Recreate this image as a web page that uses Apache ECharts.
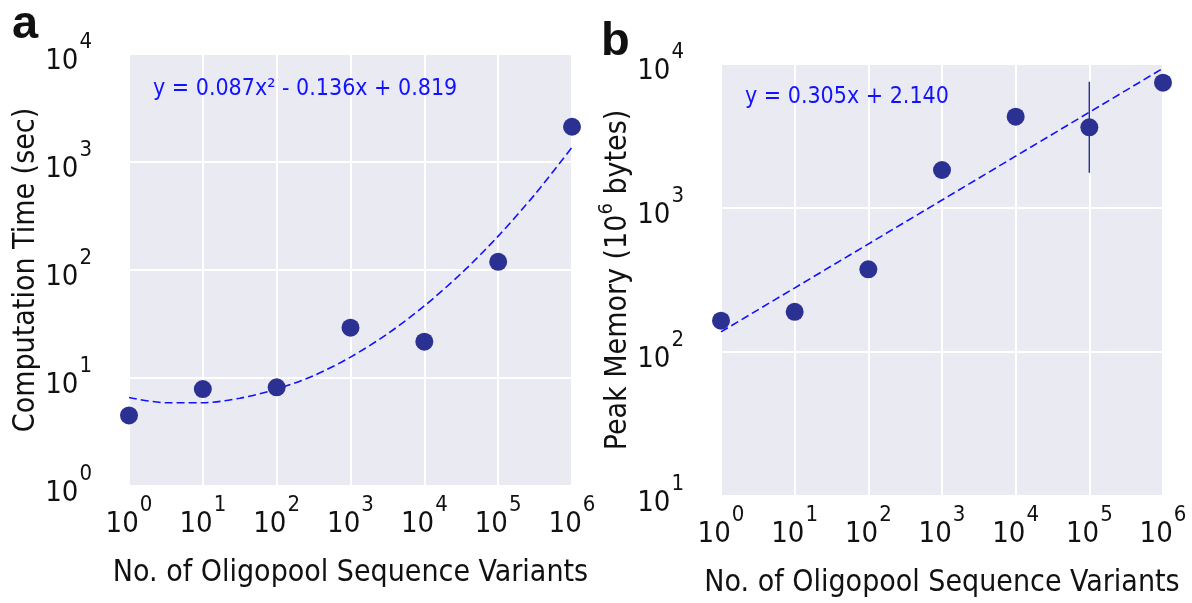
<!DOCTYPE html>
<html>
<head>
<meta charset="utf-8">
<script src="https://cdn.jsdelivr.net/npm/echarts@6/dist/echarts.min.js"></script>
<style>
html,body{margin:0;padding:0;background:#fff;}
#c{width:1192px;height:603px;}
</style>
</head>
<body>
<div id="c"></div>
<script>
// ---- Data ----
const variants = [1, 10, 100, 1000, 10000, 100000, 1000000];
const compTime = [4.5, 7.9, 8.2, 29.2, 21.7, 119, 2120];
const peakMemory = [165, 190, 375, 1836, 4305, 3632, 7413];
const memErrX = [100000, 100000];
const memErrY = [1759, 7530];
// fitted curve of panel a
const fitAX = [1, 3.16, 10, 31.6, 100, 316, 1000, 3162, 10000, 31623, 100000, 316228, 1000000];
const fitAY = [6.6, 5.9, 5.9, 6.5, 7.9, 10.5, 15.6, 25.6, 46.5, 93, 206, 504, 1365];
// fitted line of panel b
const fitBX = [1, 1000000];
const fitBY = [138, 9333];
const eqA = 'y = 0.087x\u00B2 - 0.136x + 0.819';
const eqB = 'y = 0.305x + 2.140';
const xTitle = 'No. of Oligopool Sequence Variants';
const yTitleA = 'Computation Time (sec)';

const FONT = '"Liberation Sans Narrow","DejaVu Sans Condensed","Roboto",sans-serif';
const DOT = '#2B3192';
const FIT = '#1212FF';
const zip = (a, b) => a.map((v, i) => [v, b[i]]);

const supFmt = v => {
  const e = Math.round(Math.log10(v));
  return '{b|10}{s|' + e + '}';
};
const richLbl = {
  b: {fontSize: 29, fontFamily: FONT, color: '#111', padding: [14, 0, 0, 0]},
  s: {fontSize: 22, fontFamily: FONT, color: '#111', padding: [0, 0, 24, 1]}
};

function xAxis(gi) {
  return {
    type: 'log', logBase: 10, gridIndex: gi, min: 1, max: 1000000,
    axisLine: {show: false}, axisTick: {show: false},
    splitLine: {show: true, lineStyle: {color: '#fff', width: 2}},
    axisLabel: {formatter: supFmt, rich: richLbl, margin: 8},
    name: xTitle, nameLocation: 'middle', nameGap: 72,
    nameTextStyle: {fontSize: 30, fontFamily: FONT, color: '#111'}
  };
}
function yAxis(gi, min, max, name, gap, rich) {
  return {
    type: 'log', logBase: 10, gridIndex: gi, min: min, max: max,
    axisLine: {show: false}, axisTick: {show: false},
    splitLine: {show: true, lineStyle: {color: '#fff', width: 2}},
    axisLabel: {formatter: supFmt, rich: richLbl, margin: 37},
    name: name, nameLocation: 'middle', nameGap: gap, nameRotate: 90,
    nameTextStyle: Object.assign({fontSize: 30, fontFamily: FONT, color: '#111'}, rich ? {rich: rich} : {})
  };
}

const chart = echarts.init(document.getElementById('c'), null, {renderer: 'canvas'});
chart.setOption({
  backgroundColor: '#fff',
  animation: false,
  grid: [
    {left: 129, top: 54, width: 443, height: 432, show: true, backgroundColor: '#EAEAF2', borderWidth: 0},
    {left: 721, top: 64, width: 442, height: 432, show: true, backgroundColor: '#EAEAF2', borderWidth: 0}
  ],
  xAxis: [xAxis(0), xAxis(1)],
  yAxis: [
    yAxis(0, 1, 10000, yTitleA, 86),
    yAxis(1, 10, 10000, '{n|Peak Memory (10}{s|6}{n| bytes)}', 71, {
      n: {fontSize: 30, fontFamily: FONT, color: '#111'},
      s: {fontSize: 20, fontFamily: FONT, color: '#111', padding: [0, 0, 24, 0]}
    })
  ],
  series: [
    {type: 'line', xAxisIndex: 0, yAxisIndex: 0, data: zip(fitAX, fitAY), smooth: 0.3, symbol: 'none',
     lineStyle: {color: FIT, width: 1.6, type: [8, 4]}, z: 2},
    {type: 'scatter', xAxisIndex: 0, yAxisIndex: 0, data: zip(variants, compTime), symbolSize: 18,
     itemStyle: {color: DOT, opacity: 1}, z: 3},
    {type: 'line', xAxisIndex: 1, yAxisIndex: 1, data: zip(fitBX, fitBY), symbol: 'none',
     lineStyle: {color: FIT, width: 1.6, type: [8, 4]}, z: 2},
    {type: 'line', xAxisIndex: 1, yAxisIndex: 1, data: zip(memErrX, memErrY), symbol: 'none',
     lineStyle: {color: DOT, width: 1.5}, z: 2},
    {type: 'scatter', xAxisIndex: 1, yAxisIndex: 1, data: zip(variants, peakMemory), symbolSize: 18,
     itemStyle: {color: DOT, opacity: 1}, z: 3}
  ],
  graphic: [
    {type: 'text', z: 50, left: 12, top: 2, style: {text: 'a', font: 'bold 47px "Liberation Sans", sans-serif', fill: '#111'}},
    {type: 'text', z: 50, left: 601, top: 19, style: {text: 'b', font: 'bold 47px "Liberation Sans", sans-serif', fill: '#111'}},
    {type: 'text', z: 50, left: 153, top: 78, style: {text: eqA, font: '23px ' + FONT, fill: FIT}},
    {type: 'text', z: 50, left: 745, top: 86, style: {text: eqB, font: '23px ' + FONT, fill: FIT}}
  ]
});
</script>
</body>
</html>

= = = = =

| TO BE DONE |
Write out again every line above exactly as given; the pictures do not belong in the copy.

| TASK ANSWER |
Recreate this image as a web page that uses Apache ECharts.
<!DOCTYPE html>
<html>
<head>
<meta charset="utf-8">
<script src="https://cdn.jsdelivr.net/npm/echarts@6/dist/echarts.min.js"></script>
<style>
html,body{margin:0;padding:0;background:#fff;}
#c{width:1192px;height:603px;}
</style>
</head>
<body>
<div id="c"></div>
<script>
// ---- Data ----
const variants = [1, 10, 100, 1000, 10000, 100000, 1000000];
const compTime = [4.5, 7.9, 8.2, 29.2, 21.7, 119, 2120];
const peakMemory = [165, 190, 375, 1836, 4305, 3632, 7413];
const memErrX = [100000, 100000];
const memErrY = [1759, 7530];
// fitted curve of panel a
const fitAX = [1, 3.16, 10, 31.6, 100, 316, 1000, 3162, 10000, 31623, 100000, 316228, 1000000];
const fitAY = [6.6, 5.9, 5.9, 6.5, 7.9, 10.5, 15.6, 25.6, 46.5, 93, 206, 504, 1365];
// fitted line of panel b
const fitBX = [1, 1000000];
const fitBY = [138, 9333];
const eqA = 'y = 0.087x\u00B2 - 0.136x + 0.819';
const eqB = 'y = 0.305x + 2.140';
const xTitle = 'No. of Oligopool Sequence Variants';
const yTitleA = 'Computation Time (sec)';

const FONT = '"Liberation Sans Narrow","DejaVu Sans Condensed","Roboto",sans-serif';
const DOT = '#2B3192';
const FIT = '#1212FF';
const zip = (a, b) => a.map((v, i) => [v, b[i]]);

const supFmt = v => {
  const e = Math.round(Math.log10(v));
  return '{b|10}{s|' + e + '}';
};
const richLbl = {
  b: {fontSize: 29, fontFamily: FONT, color: '#111', padding: [14, 0, 0, 0]},
  s: {fontSize: 22, fontFamily: FONT, color: '#111', padding: [0, 0, 24, 1]}
};

function xAxis(gi) {
  return {
    type: 'log', logBase: 10, gridIndex: gi, min: 1, max: 1000000,
    axisLine: {show: false}, axisTick: {show: false},
    splitLine: {show: true, lineStyle: {color: '#fff', width: 2}},
    axisLabel: {formatter: supFmt, rich: richLbl, margin: 8},
    name: xTitle, nameLocation: 'middle', nameGap: 72,
    nameTextStyle: {fontSize: 30, fontFamily: FONT, color: '#111'}
  };
}
function yAxis(gi, min, max, name, gap, rich) {
  return {
    type: 'log', logBase: 10, gridIndex: gi, min: min, max: max,
    axisLine: {show: false}, axisTick: {show: false},
    splitLine: {show: true, lineStyle: {color: '#fff', width: 2}},
    axisLabel: {formatter: supFmt, rich: richLbl, margin: 37},
    name: name, nameLocation: 'middle', nameGap: gap, nameRotate: 90,
    nameTextStyle: Object.assign({fontSize: 30, fontFamily: FONT, color: '#111'}, rich ? {rich: rich} : {})
  };
}

const chart = echarts.init(document.getElementById('c'), null, {renderer: 'canvas'});
chart.setOption({
  backgroundColor: '#fff',
  animation: false,
  grid: [
    {left: 129, top: 54, width: 443, height: 432, show: true, backgroundColor: '#EAEAF2', borderWidth: 0},
    {left: 721, top: 64, width: 442, height: 432, show: true, backgroundColor: '#EAEAF2', borderWidth: 0}
  ],
  xAxis: [xAxis(0), xAxis(1)],
  yAxis: [
    yAxis(0, 1, 10000, yTitleA, 86),
    yAxis(1, 10, 10000, '{n|Peak Memory (10}{s|6}{n| bytes)}', 71, {
      n: {fontSize: 30, fontFamily: FONT, color: '#111'},
      s: {fontSize: 20, fontFamily: FONT, color: '#111', padding: [0, 0, 24, 0]}
    })
  ],
  series: [
    {type: 'line', xAxisIndex: 0, yAxisIndex: 0, data: zip(fitAX, fitAY), smooth: 0.3, symbol: 'none',
     lineStyle: {color: FIT, width: 1.6, type: [8, 4]}, z: 2},
    {type: 'scatter', xAxisIndex: 0, yAxisIndex: 0, data: zip(variants, compTime), symbolSize: 18,
     itemStyle: {color: DOT, opacity: 1}, z: 3},
    {type: 'line', xAxisIndex: 1, yAxisIndex: 1, data: zip(fitBX, fitBY), symbol: 'none',
     lineStyle: {color: FIT, width: 1.6, type: [8, 4]}, z: 2},
    {type: 'line', xAxisIndex: 1, yAxisIndex: 1, data: zip(memErrX, memErrY), symbol: 'none',
     lineStyle: {color: DOT, width: 1.5}, z: 2},
    {type: 'scatter', xAxisIndex: 1, yAxisIndex: 1, data: zip(variants, peakMemory), symbolSize: 18,
     itemStyle: {color: DOT, opacity: 1}, z: 3}
  ],
  graphic: [
    {type: 'text', z: 50, left: 12, top: 2, style: {text: 'a', font: 'bold 47px "Liberation Sans", sans-serif', fill: '#111'}},
    {type: 'text', z: 50, left: 601, top: 19, style: {text: 'b', font: 'bold 47px "Liberation Sans", sans-serif', fill: '#111'}},
    {type: 'text', z: 50, left: 153, top: 78, style: {text: eqA, font: '23px ' + FONT, fill: FIT}},
    {type: 'text', z: 50, left: 745, top: 86, style: {text: eqB, font: '23px ' + FONT, fill: FIT}}
  ]
});
</script>
</body>
</html>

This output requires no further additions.